If history teaches us anything, it is that lesson plans are lies. Useful lies, sometimes, but lies nonetheless. How do we really learn things? How is it that something I did not understand yesterday, I can understand today? What did I do that uncovered a new relationship to the object of my inquiry, and can it even be replicated? I’ll leave these kind of probing questions to professional epistemologists (there’s a few out there I assume, with ID and job title swinging from their institutional lanyards). For my purposes here it’s best to look at the paradigmatic cases: things that might have gone unexamined but which at some moment in time gave up their workings — things we became ‘educated’ about.

Marx dared to enter the holy and mystical cave of the economists with a crystal-cut determination to see what was really going on there, he dared to lift the lid on the illusionist’s cabinet. He wanted to understand precisely what this thing ‘value’ was; where it came from, how it was born, how it functioned and changed its own shape and its name, what it did.

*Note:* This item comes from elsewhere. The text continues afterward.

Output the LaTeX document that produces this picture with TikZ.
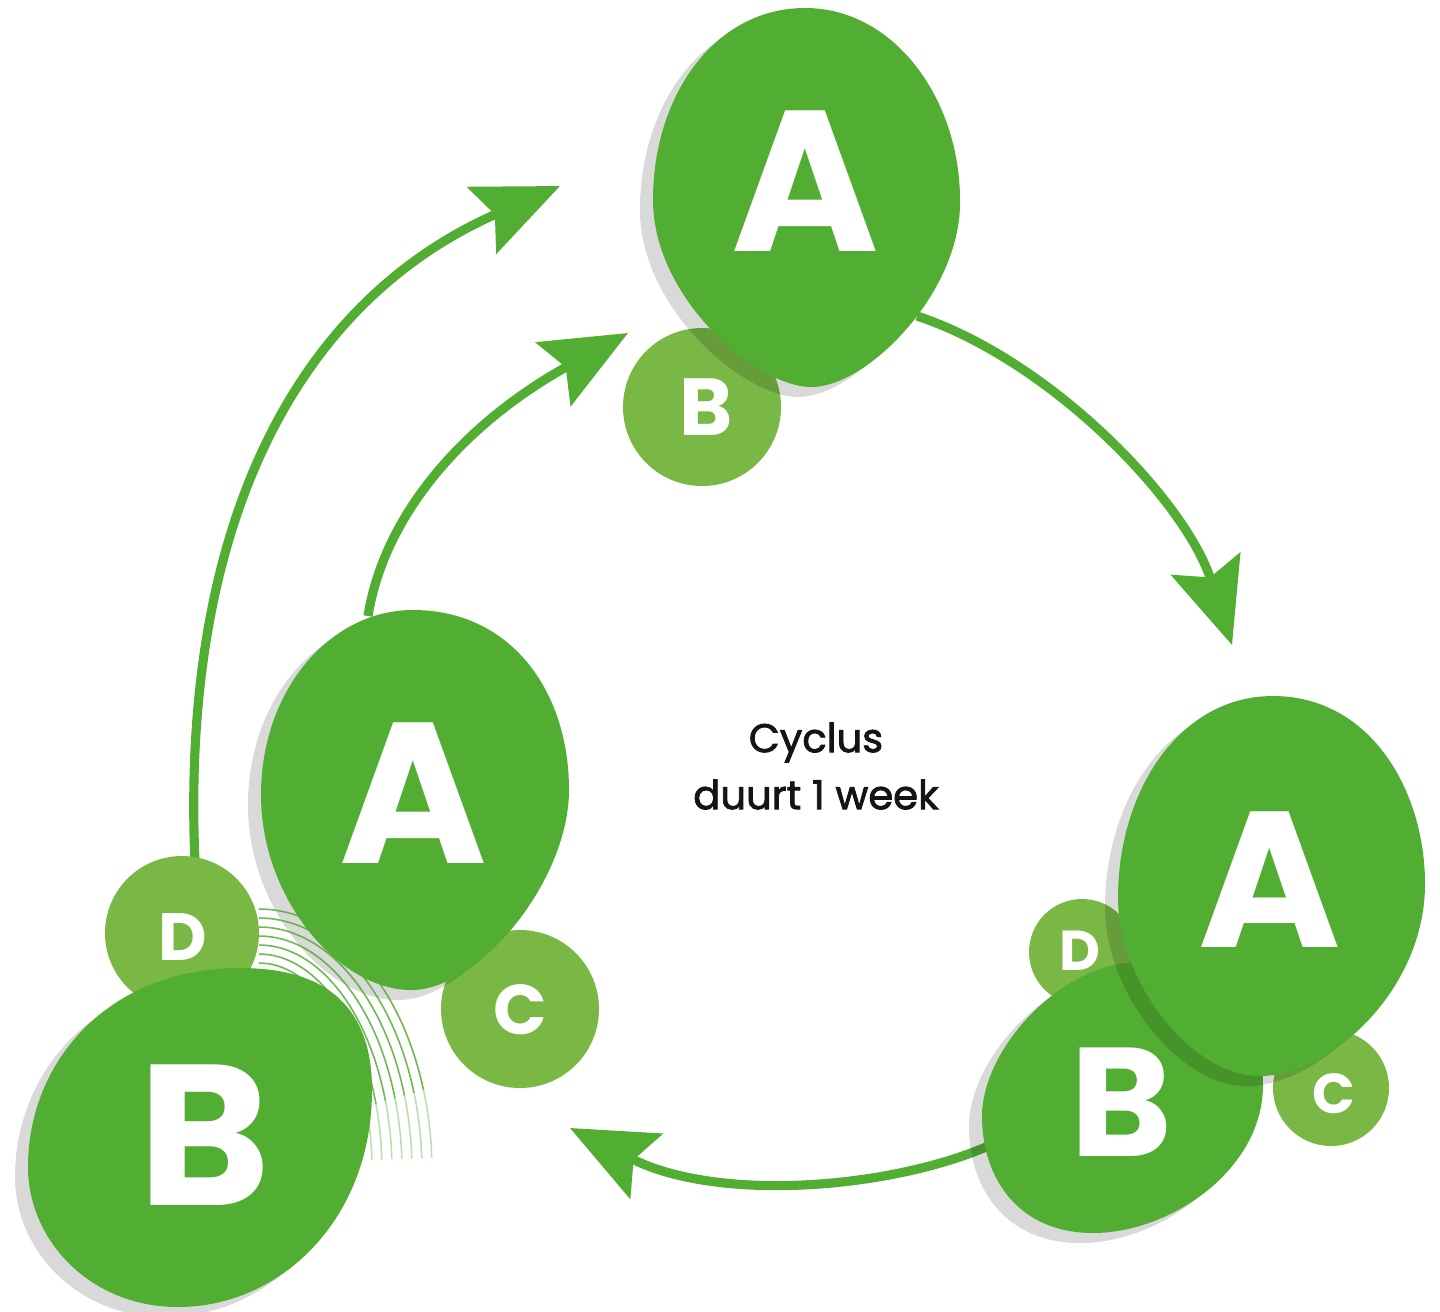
\documentclass[tikz,border=0pt]{standalone}
\usepackage{fontspec}
\setmainfont{Poppins}
\newfontfamily\midfont{Poppins}[FakeBold=2]
\usetikzlibrary{arrows.meta}
\definecolor{leafgreen}{RGB}{82,174,50}
\definecolor{budgreen}{RGB}{122,184,70}
\definecolor{inkblack}{RGB}{20,20,20}
\newcommand{\blob}[1]{%
  \fill[blobshadow] #1;
  \fill[leafgreen] #1;}
\tikzset{
  blobshadow/.style={black,opacity=.15,shift={(-13,10)}},
  cycarrow/.style={leafgreen,line width=2.6pt,-{Stealth[length=0.85cm,width=0.72cm,inset=0.14cm]}},
  ripple/.style={leafgreen,line width=0.45pt,opacity=.85},
  letter/.style={text=white,inner sep=0pt,font=\bfseries\fontsize{#1}{#1}\selectfont}
}
\begin{document}
\begin{tikzpicture}[x=0.01cm,y=-0.01cm]
\useasboundingbox (0,0) rectangle (1440,1311);
\coordinate (topTail) at (917,316);
\coordinate (rightHead) at (1232,645);
\coordinate (rightTail) at (986,1147);
\coordinate (leftHead) at (570,1128);
\coordinate (innerTail) at (368,616);
\coordinate (innerHead) at (628,333);
\coordinate (outerTail) at (195,862);
\coordinate (outerHead) at (560,186);
\draw[cycarrow] (topTail) .. controls (1050,360) and (1185,500) .. (rightHead);
\draw[cycarrow] (rightTail) .. controls (890,1188) and (720,1203) .. (leftHead);
\draw[cycarrow] (innerTail) .. controls (385,510) and (470,420) .. (innerHead);
\draw[cycarrow] (outerTail) .. controls (180,520) and (300,300) .. (outerHead);
% top cluster
\fill[budgreen] (702,407) circle[radius=79];
\blob{(805,8) .. controls (895,8) and (960,100) .. (960,200) .. controls (962,290) and (870,385) .. (813,387) .. controls (760,389) and (653,300) .. (653,200) .. controls (653,95) and (715,8) .. cycle}
\node[letter=57] (topA) at (805,181) {A};
\node[letter=23] (topB) at (706,407) {B};
% left cluster
\fill[budgreen] (520,1009) circle[radius=79];
\fill[blobshadow] (413,610) .. controls (510,610) and (569,690) .. (569,790) .. controls (569,880) and (480,990) .. (411,990) .. controls (340,990) and (261,900) .. (261,795) .. controls (261,690) and (330,610) .. cycle;
\foreach \i in {0,...,6} {
  \draw[ripple] (259,963-9*\i) arc[start angle=270,end angle=342,x radius=113+10*\i,y radius=208+9*\i]
    coordinate (rip\i);
  \draw[ripple,opacity=.4] (rip\i) arc[start angle=342,end angle=357,x radius=113+10*\i,y radius=208+9*\i];
}
\fill[budgreen] (182,933) circle[radius=77];
\blob{(240,968) .. controls (330,968) and (372,1010) .. (372,1090) .. controls (372,1220) and (280,1307) .. (178,1307) .. controls (90,1307) and (28,1240) .. (28,1167) .. controls (28,1060) and (110,968) .. cycle}
\fill[leafgreen] (413,610) .. controls (510,610) and (569,690) .. (569,790) .. controls (569,880) and (480,990) .. (411,990) .. controls (340,990) and (261,900) .. (261,795) .. controls (261,690) and (330,610) .. cycle;
\node[letter=57] (leftA) at (413,793) {A};
\node[letter=57] (leftB) at (205,1135) {B};
\node[letter=19] (leftD) at (183,937) {D};
\node[letter=20] (leftC) at (520,1010) {C};
% right cluster
\fill[budgreen] (1082,952) circle[radius=53];
\fill[budgreen] (1331,1088) circle[radius=58];
\blob{(1140,962) .. controls (1220,962) and (1263,1020) .. (1263,1085) .. controls (1263,1170) and (1170,1233) .. (1093,1233) .. controls (1020,1233) and (982,1180) .. (982,1116) .. controls (982,1050) and (1060,962) .. cycle}
\blob{(1273,696) .. controls (1370,696) and (1425,790) .. (1425,884) .. controls (1425,990) and (1330,1076) .. (1260,1076) .. controls (1190,1076) and (1118,980) .. (1118,898) .. controls (1118,790) and (1180,696) .. cycle}
\node[letter=55] (rightA) at (1270,880) {A};
\node[letter=44] (rightB) at (1121,1102) {B};
\node[letter=16] (rightD) at (1080,951) {D};
\node[letter=16] (rightC) at (1334,1094) {C};
\node[text=inkblack,align=center,font=\midfont\fontsize{11.4}{16.2}\selectfont] (cycle) at (816,766) {Cyclus\\duurt 1 week};
\end{tikzpicture}
\end{document}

He wanted to understand its own logic. There is something at least minimally sacrilegious, heretical, or even blasphemous in the gesture by which Marx enters into his discussion of the commodity. It is like taking a forbidden camera into a church with the desire to document its material culture accurately and meticulously, and to analyse how it worked as a whole system. This transgressive, profaning gesture — that of trespassing in a sacred space and liberating its apparatus for a human use, the use of analysis upon the supposedly numinous — is something Marx learned from the Young Hegelians: Feuerbach in particular.